DATA SHOWN
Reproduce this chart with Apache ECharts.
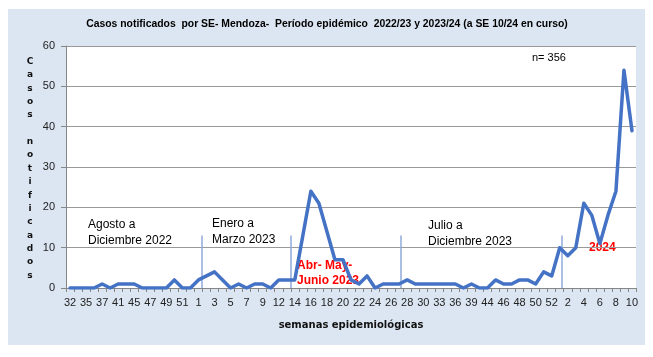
<!DOCTYPE html>
<html>
<head>
<meta charset="utf-8">
<script src="https://cdn.jsdelivr.net/npm/echarts@6/dist/echarts.min.js"></script>
<style>
html,body{margin:0;padding:0;background:#fff;}
#chart{width:653px;height:357px;}
</style>
</head>
<body>
<div id="chart"></div>
<script>
// Semanas epidemiológicas (categorías)
var weeks = ['32','34','35','36','37','38','41','43','45','46','47','48','49','50','51','52',
  '1','2','3','4','5','6','7','8','9','11','12','13','14','15','16','17','18','19','20','21','22','23','24','25','26','27','28','29','30','31','33','34','36','37','39','41','44','45','46','47','48','49','50','51','52',
  '1','2','3','4','5','6','7','8','9','10'];
// Casos notificados por SE
var cases = [0,0,0,0,1,0,1,1,1,0,0,0,0,2,0,0,
  2,3,4,2,0,1,0,1,1,0,2,2,2,13,24,21,14,7,7,2,1,3,0,1,1,1,2,1,1,1,1,1,1,0,1,0,0,2,1,1,2,2,1,4,3,
  10,8,10,21,18,11,18,24,54,39];
var yTicks = [0,10,20,30,40,50,60];
// Separadores de período (en unidades de categoría desde el borde izquierdo)
var dividerPositions = [16.9, 28.0, 41.7, 61.8];
var dividerTop = 13;

var chart = echarts.init(document.getElementById('chart'));
var txt = '#000';
var option = {
  animation: false,
  backgroundColor: '#ffffff',
  textStyle: {fontFamily: 'Liberation Sans Narrow, Liberation Sans, sans-serif'},
  graphic: [
    {type: 'rect', z: -10, shape: {x: 8, y: 9, width: 637, height: 336}, style: {fill: '#dce6f2'}},
    {type: 'rect', z: -9, shape: {x: 66, y: 46, width: 570, height: 242}, style: {fill: '#ffffff'}},
    {type: 'text', x: 327, y: 19, style: {text: 'Casos notificados  por SE- Mendoza-  Período epidémico  2022/23 y 2023/24 (a SE 10/24 en curso)', font: 'bold 10.4px "Liberation Sans Narrow", sans-serif', fill: txt, align: 'center'}},
    {type: 'text', x: 30, y: 55, style: {text: 'C\na\ns\no\ns\n \nn\no\nt\ni\nf\ni\nc\na\nd\no\ns', font: 'bold 9px "DejaVu Sans", sans-serif', fill: '#111', align: 'center', lineHeight: 13.35}},
    {type: 'text', x: 88, y: 216, style: {text: 'Agosto a\nDiciembre 2022', font: '12px "Liberation Sans Narrow", sans-serif', fill: txt, lineHeight: 16.5}},
    {type: 'text', x: 212, y: 215, style: {text: 'Enero a\nMarzo 2023', font: '12px "Liberation Sans Narrow", sans-serif', fill: txt, lineHeight: 16.5}},
    {type: 'text', x: 428, y: 217, style: {text: 'Julio a\nDiciembre 2023', font: '12px "Liberation Sans Narrow", sans-serif', fill: txt, lineHeight: 16.5}},
    {type: 'text', x: 297, y: 258, style: {text: 'Abr- May-\nJunio 2023', font: 'bold 12px "Liberation Sans Narrow", sans-serif', fill: '#ff0000', lineHeight: 15}},
    {type: 'text', x: 589, y: 242, style: {text: '2024', font: 'bold 12px "Liberation Sans", sans-serif', fill: '#ff0000'}},
    {type: 'text', x: 532, y: 52, style: {text: 'n= 356', font: '11px "Liberation Sans Narrow", sans-serif', fill: txt}}
  ],
  grid: {left: 66, right: 17, top: 46, bottom: 69, containLabel: false},
  xAxis: [
    {
      type: 'category', data: weeks, boundaryGap: true,
      axisLine: {show: true, lineStyle: {color: '#868686', width: 1}},
      axisTick: {show: true, interval: 0, length: 4, alignWithLabel: false, lineStyle: {color: '#868686'}},
      axisLabel: {interval: 1, fontSize: 11, color: '#222', margin: 9, fontFamily: 'Liberation Sans Narrow, sans-serif'},
      splitLine: {show: false},
      name: 'semanas epidemiológicas', nameLocation: 'middle', nameGap: 32,
      nameTextStyle: {fontWeight: 'bold', fontSize: 10, color: '#111', fontFamily: 'DejaVu Sans, sans-serif'}
    },
    {type: 'value', min: 0, max: weeks.length, show: false, position: 'bottom'}
  ],
  yAxis: {
    type: 'value', min: yTicks[0], max: yTicks[yTicks.length - 1], interval: 10,
    axisLine: {show: true, lineStyle: {color: '#868686'}},
    axisTick: {show: true, length: 5, lineStyle: {color: '#868686'}},
    axisLabel: {fontSize: 11, color: '#222', margin: 11, fontFamily: 'Liberation Sans Narrow, sans-serif'},
    splitLine: {show: true, lineStyle: {color: '#999999', width: 1}}
  },
  series: [
    {
      type: 'line', xAxisIndex: 0, data: cases, symbol: 'none', smooth: false,
      lineStyle: {color: '#4472c4', width: 3.5, join: 'round', cap: 'round'},
      z: 5
    },
    {
      type: 'line', xAxisIndex: 1, data: [], symbol: 'none',
      markLine: {
        silent: true, symbol: ['none', 'none'], label: {show: false},
        lineStyle: {color: '#8faadc', width: 1.5, type: 'solid'},
        data: dividerPositions.map(function (p) { return [{coord: [p, 0]}, {coord: [p, dividerTop]}]; })
      },
      z: 3
    }
  ]
};
chart.setOption(option);
</script>
</body>
</html>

AIM OF THE TASK
Reproduce the material in its entirety and word for word, without the pictures.

RESPONSE TO THIS EXERCISE
Reproduce this chart with Apache ECharts.
<!DOCTYPE html>
<html>
<head>
<meta charset="utf-8">
<script src="https://cdn.jsdelivr.net/npm/echarts@6/dist/echarts.min.js"></script>
<style>
html,body{margin:0;padding:0;background:#fff;}
#chart{width:653px;height:357px;}
</style>
</head>
<body>
<div id="chart"></div>
<script>
// Semanas epidemiológicas (categorías)
var weeks = ['32','34','35','36','37','38','41','43','45','46','47','48','49','50','51','52',
  '1','2','3','4','5','6','7','8','9','11','12','13','14','15','16','17','18','19','20','21','22','23','24','25','26','27','28','29','30','31','33','34','36','37','39','41','44','45','46','47','48','49','50','51','52',
  '1','2','3','4','5','6','7','8','9','10'];
// Casos notificados por SE
var cases = [0,0,0,0,1,0,1,1,1,0,0,0,0,2,0,0,
  2,3,4,2,0,1,0,1,1,0,2,2,2,13,24,21,14,7,7,2,1,3,0,1,1,1,2,1,1,1,1,1,1,0,1,0,0,2,1,1,2,2,1,4,3,
  10,8,10,21,18,11,18,24,54,39];
var yTicks = [0,10,20,30,40,50,60];
// Separadores de período (en unidades de categoría desde el borde izquierdo)
var dividerPositions = [16.9, 28.0, 41.7, 61.8];
var dividerTop = 13;

var chart = echarts.init(document.getElementById('chart'));
var txt = '#000';
var option = {
  animation: false,
  backgroundColor: '#ffffff',
  textStyle: {fontFamily: 'Liberation Sans Narrow, Liberation Sans, sans-serif'},
  graphic: [
    {type: 'rect', z: -10, shape: {x: 8, y: 9, width: 637, height: 336}, style: {fill: '#dce6f2'}},
    {type: 'rect', z: -9, shape: {x: 66, y: 46, width: 570, height: 242}, style: {fill: '#ffffff'}},
    {type: 'text', x: 327, y: 19, style: {text: 'Casos notificados  por SE- Mendoza-  Período epidémico  2022/23 y 2023/24 (a SE 10/24 en curso)', font: 'bold 10.4px "Liberation Sans Narrow", sans-serif', fill: txt, align: 'center'}},
    {type: 'text', x: 30, y: 55, style: {text: 'C\na\ns\no\ns\n \nn\no\nt\ni\nf\ni\nc\na\nd\no\ns', font: 'bold 9px "DejaVu Sans", sans-serif', fill: '#111', align: 'center', lineHeight: 13.35}},
    {type: 'text', x: 88, y: 216, style: {text: 'Agosto a\nDiciembre 2022', font: '12px "Liberation Sans Narrow", sans-serif', fill: txt, lineHeight: 16.5}},
    {type: 'text', x: 212, y: 215, style: {text: 'Enero a\nMarzo 2023', font: '12px "Liberation Sans Narrow", sans-serif', fill: txt, lineHeight: 16.5}},
    {type: 'text', x: 428, y: 217, style: {text: 'Julio a\nDiciembre 2023', font: '12px "Liberation Sans Narrow", sans-serif', fill: txt, lineHeight: 16.5}},
    {type: 'text', x: 297, y: 258, style: {text: 'Abr- May-\nJunio 2023', font: 'bold 12px "Liberation Sans Narrow", sans-serif', fill: '#ff0000', lineHeight: 15}},
    {type: 'text', x: 589, y: 242, style: {text: '2024', font: 'bold 12px "Liberation Sans", sans-serif', fill: '#ff0000'}},
    {type: 'text', x: 532, y: 52, style: {text: 'n= 356', font: '11px "Liberation Sans Narrow", sans-serif', fill: txt}}
  ],
  grid: {left: 66, right: 17, top: 46, bottom: 69, containLabel: false},
  xAxis: [
    {
      type: 'category', data: weeks, boundaryGap: true,
      axisLine: {show: true, lineStyle: {color: '#868686', width: 1}},
      axisTick: {show: true, interval: 0, length: 4, alignWithLabel: false, lineStyle: {color: '#868686'}},
      axisLabel: {interval: 1, fontSize: 11, color: '#222', margin: 9, fontFamily: 'Liberation Sans Narrow, sans-serif'},
      splitLine: {show: false},
      name: 'semanas epidemiológicas', nameLocation: 'middle', nameGap: 32,
      nameTextStyle: {fontWeight: 'bold', fontSize: 10, color: '#111', fontFamily: 'DejaVu Sans, sans-serif'}
    },
    {type: 'value', min: 0, max: weeks.length, show: false, position: 'bottom'}
  ],
  yAxis: {
    type: 'value', min: yTicks[0], max: yTicks[yTicks.length - 1], interval: 10,
    axisLine: {show: true, lineStyle: {color: '#868686'}},
    axisTick: {show: true, length: 5, lineStyle: {color: '#868686'}},
    axisLabel: {fontSize: 11, color: '#222', margin: 11, fontFamily: 'Liberation Sans Narrow, sans-serif'},
    splitLine: {show: true, lineStyle: {color: '#999999', width: 1}}
  },
  series: [
    {
      type: 'line', xAxisIndex: 0, data: cases, symbol: 'none', smooth: false,
      lineStyle: {color: '#4472c4', width: 3.5, join: 'round', cap: 'round'},
      z: 5
    },
    {
      type: 'line', xAxisIndex: 1, data: [], symbol: 'none',
      markLine: {
        silent: true, symbol: ['none', 'none'], label: {show: false},
        lineStyle: {color: '#8faadc', width: 1.5, type: 'solid'},
        data: dividerPositions.map(function (p) { return [{coord: [p, 0]}, {coord: [p, dividerTop]}]; })
      },
      z: 3
    }
  ]
};
chart.setOption(option);
</script>
</body>
</html>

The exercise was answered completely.